The aesthetic dovetail Younge and Ghost share is why Bob Perry introduced the pair. Perry is partners with Wu Tang figurehead RZA in Soul Temple Records, which released the album. RZA also served as a Grand Poohba of sorts on Twelve Ways. His past productions have certainly influenced Younge's own style, and on this album in particular, he offered notes and advice where applicable. But it was mostly the result of Ghost and Younge, actor and director.
Twelve Reasons is crime saga. Younge wrote the script. "It's an Italian crime story from the late 1960s starring Anthony Starks. Starks is part of an Italian mob called the Twelve DeLucas. Because he's black, he can't rise above a certain rank. So he starts his own criminal faction against them, and they go to war."
A very detailed setup ensues in which Tony is betrayed by a woman he's fallen in love, leading him into the waiting arms of the DeLucas, who kill him by dropping him in a vat of vinyl. Twelve records are then made out of this vinyl as souvenirs of his death. Whenever one of the DeLucas plays one of the records, the spirit of Tony emerges and kills them. "It's a transformation from Anthony Starks to the Ghostface Killah," Younge says. "Thing is Ghost completely exceeded my expectations."
RZA agrees. "Ghost did his thing," he says while picking at a plate of rice, beans, and plantains in studio. "There were topics and guidelines, but Ghost expanded the story with his own creativity. But you have this guy, Adrian Younge, who has studied soul music and studied me as a producer and was able to catch the meaning of my albums. Like, for instance, to me, Cuban Linx [Wu Tang's Raekwon's solo album] was a movie. [GZA's album] Liquid Swords was an audio movie. This was the proper way to approach making music. And Adrian is a student of that."
Younge must've studied until his eyes bled because the chords he uses emote the same feelings a lot of RZA's earlier works did. "I would step in on occasion and make slight adjustments," says RZA. "But I was careful to not overshadow Adrian's choices and allow it to be a reflection of his creativity."
Younge's creativity offered Ghost a platform.
"It was easy because Adrian Younge, he had a real clear idea of how the concept should go," Ghost says. "I just had to play the hit man and murder the tracks he sent me. He gave me some direction, you know, the foundation was already laid out so it was just about execution. And the foundation that was laid out is important to me. That record needle popping and the dusty vintage becomes more [precious] as we get further away from that time period. That's why Adrian deserves mad credit for re-creating that."

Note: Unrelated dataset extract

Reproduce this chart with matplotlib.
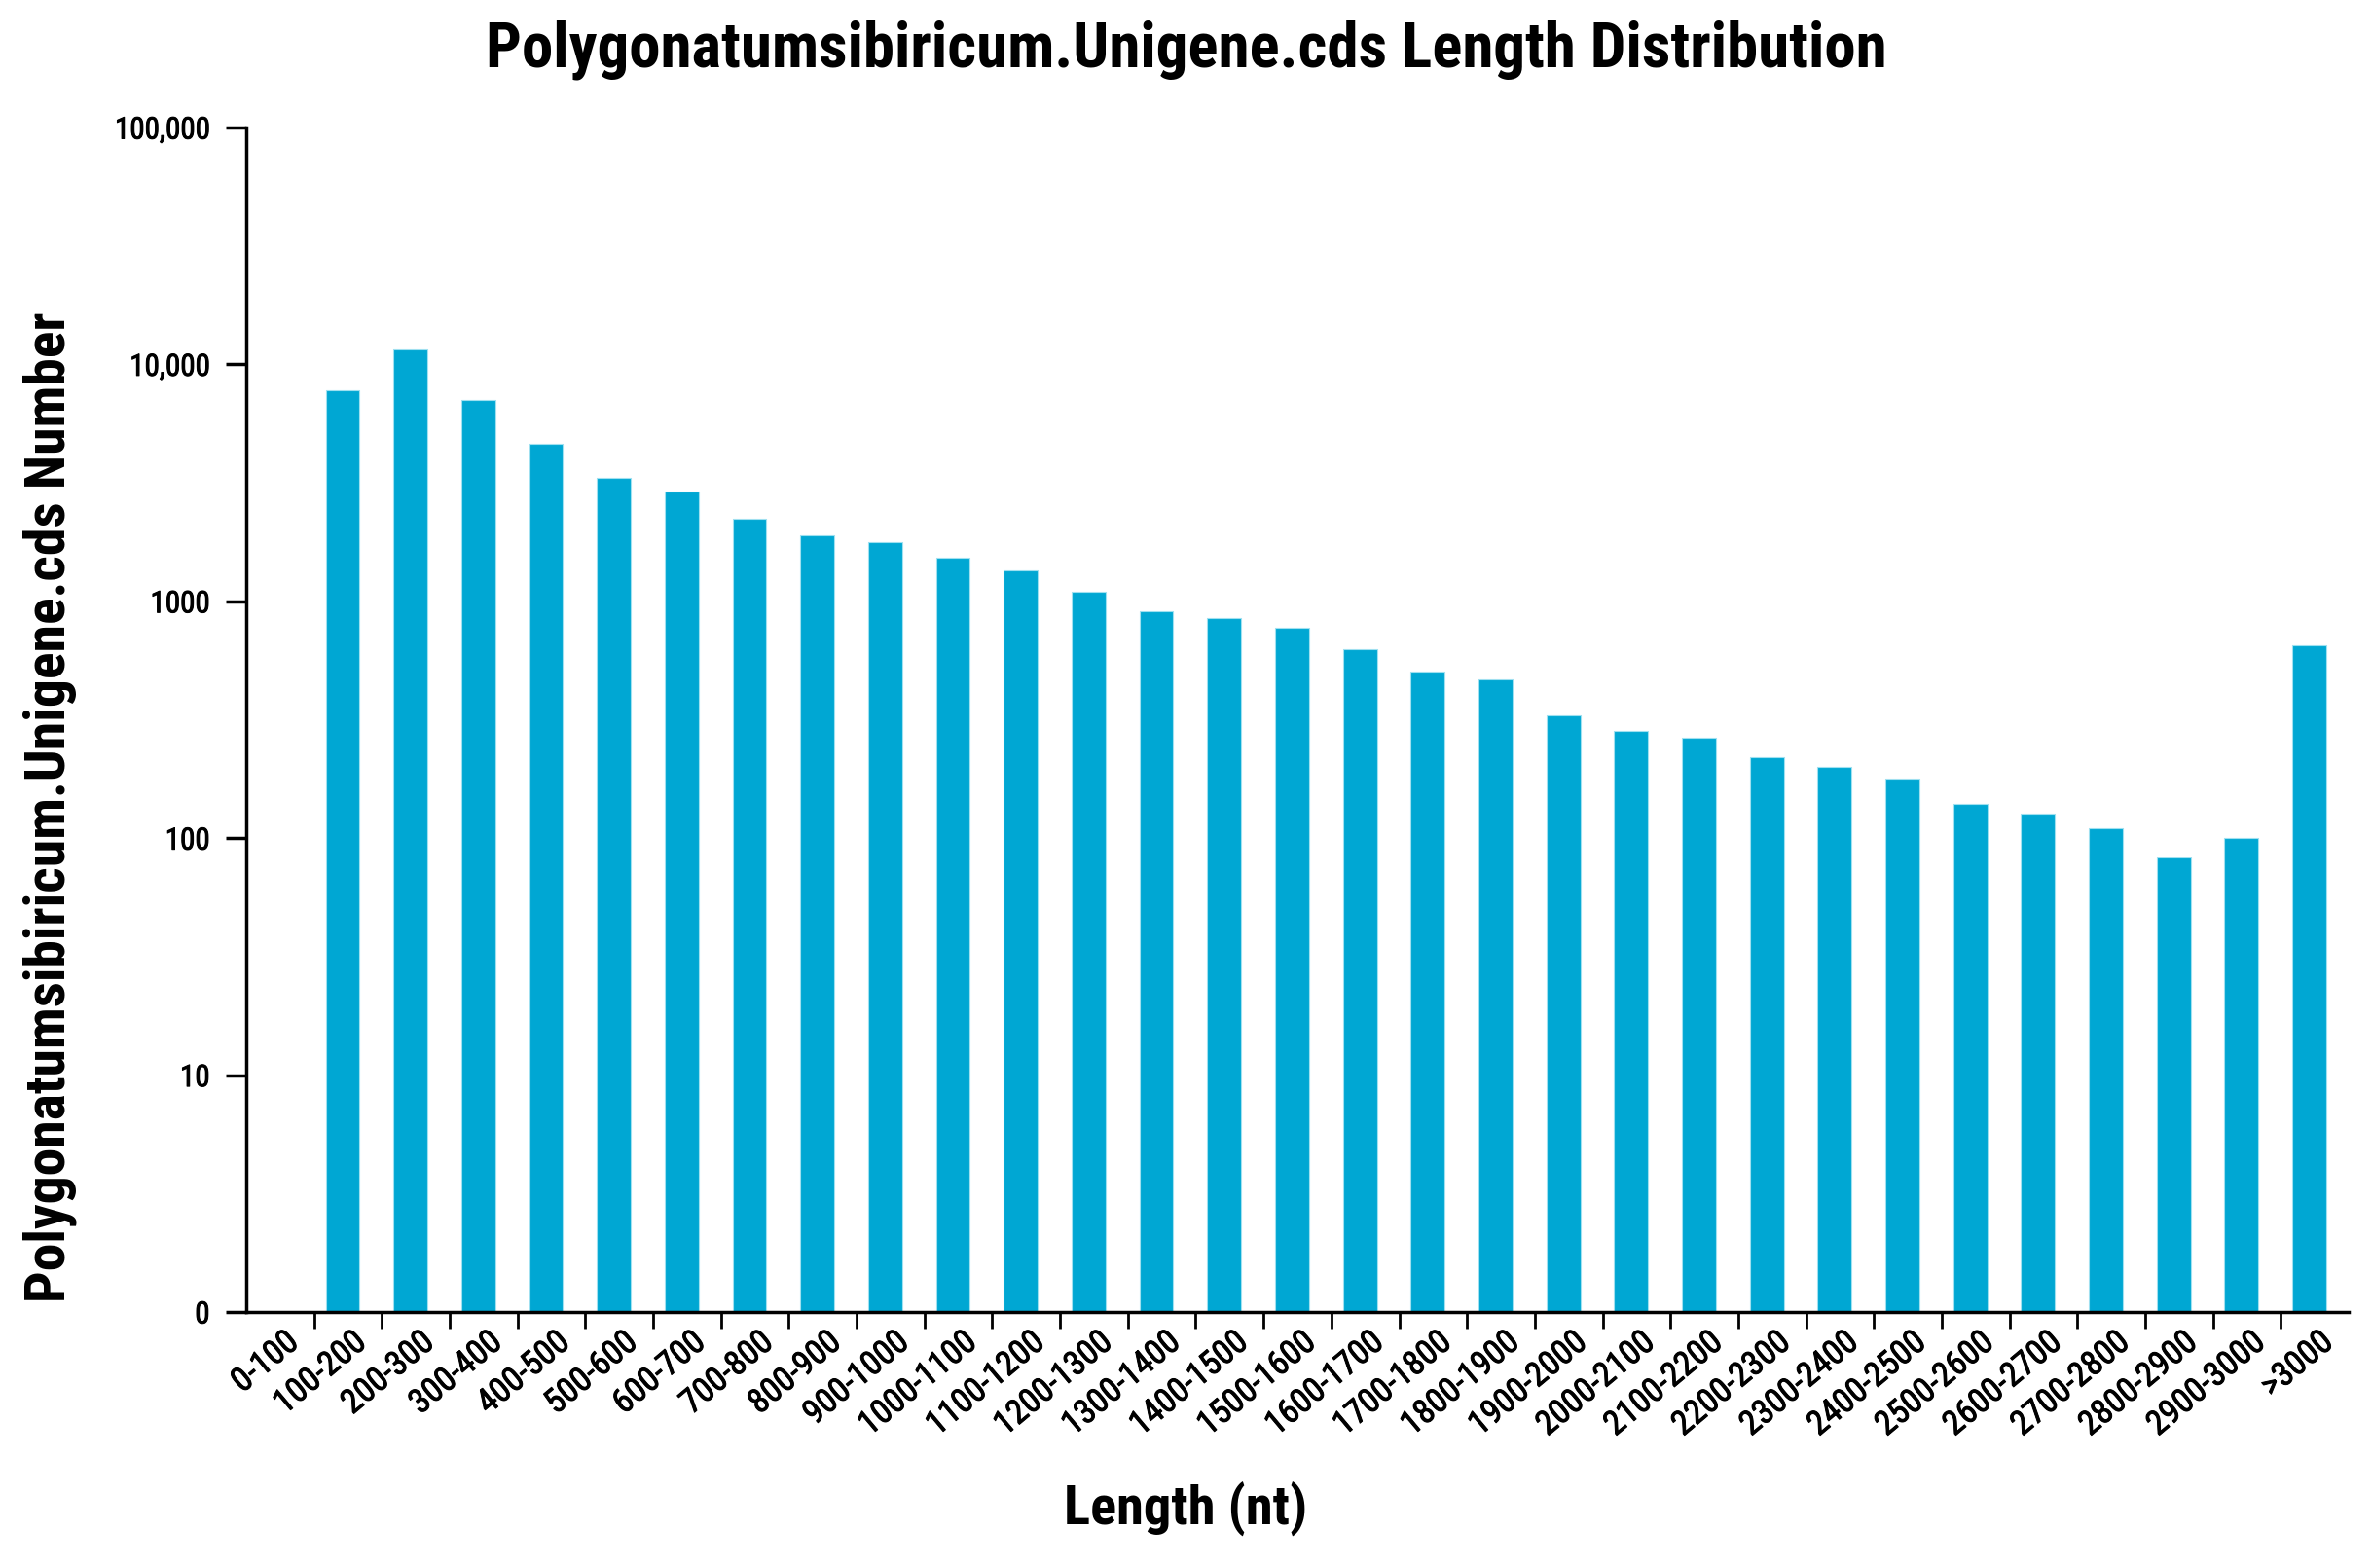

"When I'm creating music I always ask myself, 'Why should someone care about this with the thousands of kids making music nowadays?'" Younge says, tweaking knobs and pushing buttons on the mixing console as Twelve track "Enemies All Around Me" bumps from the monitors. "Once I thought of the script and the details in the script, I knew that people would care. And I hope I'm right."